**What you are asked to do:** Repeat, exactly and only, the lines from the beginning of the data through the line with "-0.42, -0.72, -1];". Pictures are left out.

**Data section:**
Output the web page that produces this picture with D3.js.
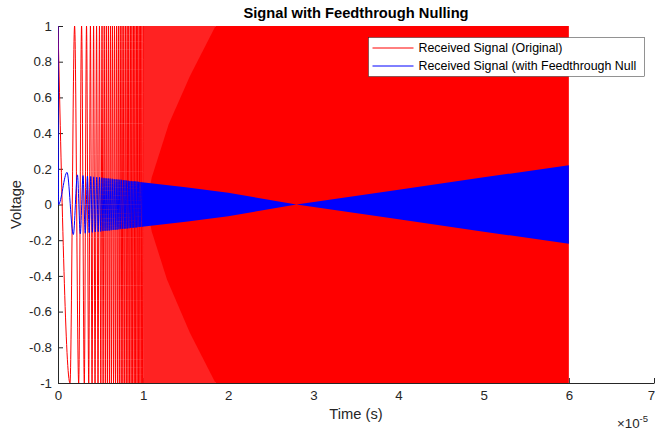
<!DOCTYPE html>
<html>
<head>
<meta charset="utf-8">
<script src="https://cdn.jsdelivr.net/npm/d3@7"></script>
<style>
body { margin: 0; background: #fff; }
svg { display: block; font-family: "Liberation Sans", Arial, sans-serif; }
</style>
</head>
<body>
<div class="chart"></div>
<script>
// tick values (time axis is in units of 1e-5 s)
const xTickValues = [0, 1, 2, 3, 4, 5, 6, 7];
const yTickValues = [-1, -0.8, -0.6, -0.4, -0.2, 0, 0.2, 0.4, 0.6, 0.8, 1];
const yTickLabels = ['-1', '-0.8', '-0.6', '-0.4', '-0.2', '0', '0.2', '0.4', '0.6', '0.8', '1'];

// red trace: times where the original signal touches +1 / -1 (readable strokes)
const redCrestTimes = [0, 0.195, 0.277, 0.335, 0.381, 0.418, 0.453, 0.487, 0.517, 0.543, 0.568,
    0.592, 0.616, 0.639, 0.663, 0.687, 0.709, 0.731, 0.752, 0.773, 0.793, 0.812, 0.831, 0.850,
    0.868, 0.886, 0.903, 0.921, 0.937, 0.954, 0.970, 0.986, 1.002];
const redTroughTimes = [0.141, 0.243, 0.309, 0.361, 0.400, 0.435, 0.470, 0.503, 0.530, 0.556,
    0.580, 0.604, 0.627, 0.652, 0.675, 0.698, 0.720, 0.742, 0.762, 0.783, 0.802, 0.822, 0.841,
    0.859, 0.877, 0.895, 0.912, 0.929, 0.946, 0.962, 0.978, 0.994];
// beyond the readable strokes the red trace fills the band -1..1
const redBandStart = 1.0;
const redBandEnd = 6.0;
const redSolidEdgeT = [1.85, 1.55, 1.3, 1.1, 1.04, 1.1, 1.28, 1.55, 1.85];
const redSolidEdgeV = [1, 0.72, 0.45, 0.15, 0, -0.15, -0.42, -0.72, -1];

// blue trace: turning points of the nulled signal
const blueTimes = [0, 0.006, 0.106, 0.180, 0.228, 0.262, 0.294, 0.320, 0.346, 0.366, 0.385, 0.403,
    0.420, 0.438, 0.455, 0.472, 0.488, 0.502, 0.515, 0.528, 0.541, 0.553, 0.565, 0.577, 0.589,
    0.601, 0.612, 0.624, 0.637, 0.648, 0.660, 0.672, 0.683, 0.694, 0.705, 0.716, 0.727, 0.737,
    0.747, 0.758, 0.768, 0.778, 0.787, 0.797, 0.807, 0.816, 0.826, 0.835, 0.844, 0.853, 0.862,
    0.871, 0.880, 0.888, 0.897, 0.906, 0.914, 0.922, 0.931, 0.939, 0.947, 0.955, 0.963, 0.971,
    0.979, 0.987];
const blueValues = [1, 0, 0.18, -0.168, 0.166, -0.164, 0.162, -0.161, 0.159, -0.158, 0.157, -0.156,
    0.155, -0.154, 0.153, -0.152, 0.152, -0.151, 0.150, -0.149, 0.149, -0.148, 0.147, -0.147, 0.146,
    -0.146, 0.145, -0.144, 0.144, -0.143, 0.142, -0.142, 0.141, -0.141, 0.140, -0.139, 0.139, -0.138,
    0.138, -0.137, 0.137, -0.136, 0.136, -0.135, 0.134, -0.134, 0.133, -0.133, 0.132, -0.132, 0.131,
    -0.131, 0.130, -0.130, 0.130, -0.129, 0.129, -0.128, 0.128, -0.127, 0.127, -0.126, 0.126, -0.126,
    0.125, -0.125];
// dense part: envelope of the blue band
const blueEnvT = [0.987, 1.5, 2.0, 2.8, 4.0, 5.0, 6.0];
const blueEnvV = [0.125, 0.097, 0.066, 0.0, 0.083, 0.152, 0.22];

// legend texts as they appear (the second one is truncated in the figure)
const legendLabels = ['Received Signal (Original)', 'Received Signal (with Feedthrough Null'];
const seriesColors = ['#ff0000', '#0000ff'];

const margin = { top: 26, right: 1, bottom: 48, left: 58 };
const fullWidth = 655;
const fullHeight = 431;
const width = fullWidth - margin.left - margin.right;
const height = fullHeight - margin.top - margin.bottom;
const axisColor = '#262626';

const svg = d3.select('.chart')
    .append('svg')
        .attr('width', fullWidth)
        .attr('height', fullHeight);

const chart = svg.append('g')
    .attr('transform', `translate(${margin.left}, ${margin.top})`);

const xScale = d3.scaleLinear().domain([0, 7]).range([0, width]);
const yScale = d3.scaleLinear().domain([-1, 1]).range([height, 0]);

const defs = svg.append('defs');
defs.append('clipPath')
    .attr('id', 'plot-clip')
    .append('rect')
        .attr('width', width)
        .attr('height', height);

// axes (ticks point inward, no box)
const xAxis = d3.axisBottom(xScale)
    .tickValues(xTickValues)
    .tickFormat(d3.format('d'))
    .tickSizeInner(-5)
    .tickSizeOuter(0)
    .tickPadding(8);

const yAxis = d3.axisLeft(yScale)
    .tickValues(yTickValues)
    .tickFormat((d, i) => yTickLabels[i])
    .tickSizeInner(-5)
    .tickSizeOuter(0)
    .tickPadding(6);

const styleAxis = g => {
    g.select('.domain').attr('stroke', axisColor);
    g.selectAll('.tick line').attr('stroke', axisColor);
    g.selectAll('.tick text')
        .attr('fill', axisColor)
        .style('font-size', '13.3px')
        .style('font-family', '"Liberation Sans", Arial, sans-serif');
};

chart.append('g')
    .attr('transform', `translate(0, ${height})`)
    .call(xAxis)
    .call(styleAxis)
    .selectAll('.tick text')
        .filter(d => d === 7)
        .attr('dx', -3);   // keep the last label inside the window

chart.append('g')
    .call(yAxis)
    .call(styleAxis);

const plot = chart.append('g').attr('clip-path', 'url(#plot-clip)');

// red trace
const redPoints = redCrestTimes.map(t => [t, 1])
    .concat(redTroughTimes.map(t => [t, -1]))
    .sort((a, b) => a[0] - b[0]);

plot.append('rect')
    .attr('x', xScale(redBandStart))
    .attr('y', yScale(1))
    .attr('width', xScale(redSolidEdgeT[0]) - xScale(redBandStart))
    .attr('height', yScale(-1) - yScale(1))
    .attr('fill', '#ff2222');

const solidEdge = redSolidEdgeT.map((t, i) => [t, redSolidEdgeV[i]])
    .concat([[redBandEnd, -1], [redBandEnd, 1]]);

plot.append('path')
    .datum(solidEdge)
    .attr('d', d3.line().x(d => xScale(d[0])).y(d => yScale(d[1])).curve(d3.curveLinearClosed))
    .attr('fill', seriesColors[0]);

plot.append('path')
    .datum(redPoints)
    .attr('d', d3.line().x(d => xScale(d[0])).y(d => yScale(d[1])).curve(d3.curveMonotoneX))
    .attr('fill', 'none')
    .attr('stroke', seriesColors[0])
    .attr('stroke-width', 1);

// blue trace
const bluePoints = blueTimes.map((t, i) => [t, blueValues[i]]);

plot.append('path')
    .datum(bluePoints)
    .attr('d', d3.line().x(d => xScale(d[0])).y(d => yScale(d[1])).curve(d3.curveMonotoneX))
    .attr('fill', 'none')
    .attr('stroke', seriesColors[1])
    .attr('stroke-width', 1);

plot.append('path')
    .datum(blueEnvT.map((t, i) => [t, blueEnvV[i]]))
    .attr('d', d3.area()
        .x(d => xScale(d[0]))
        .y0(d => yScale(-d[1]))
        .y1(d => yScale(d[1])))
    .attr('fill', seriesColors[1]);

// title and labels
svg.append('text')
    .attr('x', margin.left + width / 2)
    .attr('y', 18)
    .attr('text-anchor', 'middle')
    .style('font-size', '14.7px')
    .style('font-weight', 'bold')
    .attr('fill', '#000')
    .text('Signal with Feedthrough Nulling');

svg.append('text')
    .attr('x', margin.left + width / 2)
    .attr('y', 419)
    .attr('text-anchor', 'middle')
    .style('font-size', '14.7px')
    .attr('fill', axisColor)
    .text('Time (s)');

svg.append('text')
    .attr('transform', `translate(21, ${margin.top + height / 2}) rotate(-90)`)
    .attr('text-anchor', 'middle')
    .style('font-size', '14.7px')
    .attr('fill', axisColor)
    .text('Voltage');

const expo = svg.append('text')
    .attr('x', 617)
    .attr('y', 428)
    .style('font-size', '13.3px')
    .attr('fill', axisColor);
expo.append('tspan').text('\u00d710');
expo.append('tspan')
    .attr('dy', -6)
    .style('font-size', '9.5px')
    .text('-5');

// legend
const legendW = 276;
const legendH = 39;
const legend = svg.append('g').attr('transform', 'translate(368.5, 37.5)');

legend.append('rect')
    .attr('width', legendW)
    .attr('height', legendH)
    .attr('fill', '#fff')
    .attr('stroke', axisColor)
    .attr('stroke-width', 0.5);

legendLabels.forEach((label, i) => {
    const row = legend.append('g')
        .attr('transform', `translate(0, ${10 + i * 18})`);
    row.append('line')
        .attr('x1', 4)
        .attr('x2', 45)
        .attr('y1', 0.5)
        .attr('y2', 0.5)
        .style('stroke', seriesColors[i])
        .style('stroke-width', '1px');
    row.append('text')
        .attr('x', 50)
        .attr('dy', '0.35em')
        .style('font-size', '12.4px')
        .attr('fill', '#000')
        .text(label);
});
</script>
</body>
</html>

**Output:**
Output the web page that produces this picture with D3.js.
<!DOCTYPE html>
<html>
<head>
<meta charset="utf-8">
<script src="https://cdn.jsdelivr.net/npm/d3@7"></script>
<style>
body { margin: 0; background: #fff; }
svg { display: block; font-family: "Liberation Sans", Arial, sans-serif; }
</style>
</head>
<body>
<div class="chart"></div>
<script>
// tick values (time axis is in units of 1e-5 s)
const xTickValues = [0, 1, 2, 3, 4, 5, 6, 7];
const yTickValues = [-1, -0.8, -0.6, -0.4, -0.2, 0, 0.2, 0.4, 0.6, 0.8, 1];
const yTickLabels = ['-1', '-0.8', '-0.6', '-0.4', '-0.2', '0', '0.2', '0.4', '0.6', '0.8', '1'];

// red trace: times where the original signal touches +1 / -1 (readable strokes)
const redCrestTimes = [0, 0.195, 0.277, 0.335, 0.381, 0.418, 0.453, 0.487, 0.517, 0.543, 0.568,
    0.592, 0.616, 0.639, 0.663, 0.687, 0.709, 0.731, 0.752, 0.773, 0.793, 0.812, 0.831, 0.850,
    0.868, 0.886, 0.903, 0.921, 0.937, 0.954, 0.970, 0.986, 1.002];
const redTroughTimes = [0.141, 0.243, 0.309, 0.361, 0.400, 0.435, 0.470, 0.503, 0.530, 0.556,
    0.580, 0.604, 0.627, 0.652, 0.675, 0.698, 0.720, 0.742, 0.762, 0.783, 0.802, 0.822, 0.841,
    0.859, 0.877, 0.895, 0.912, 0.929, 0.946, 0.962, 0.978, 0.994];
// beyond the readable strokes the red trace fills the band -1..1
const redBandStart = 1.0;
const redBandEnd = 6.0;
const redSolidEdgeT = [1.85, 1.55, 1.3, 1.1, 1.04, 1.1, 1.28, 1.55, 1.85];
const redSolidEdgeV = [1, 0.72, 0.45, 0.15, 0, -0.15, -0.42, -0.72, -1];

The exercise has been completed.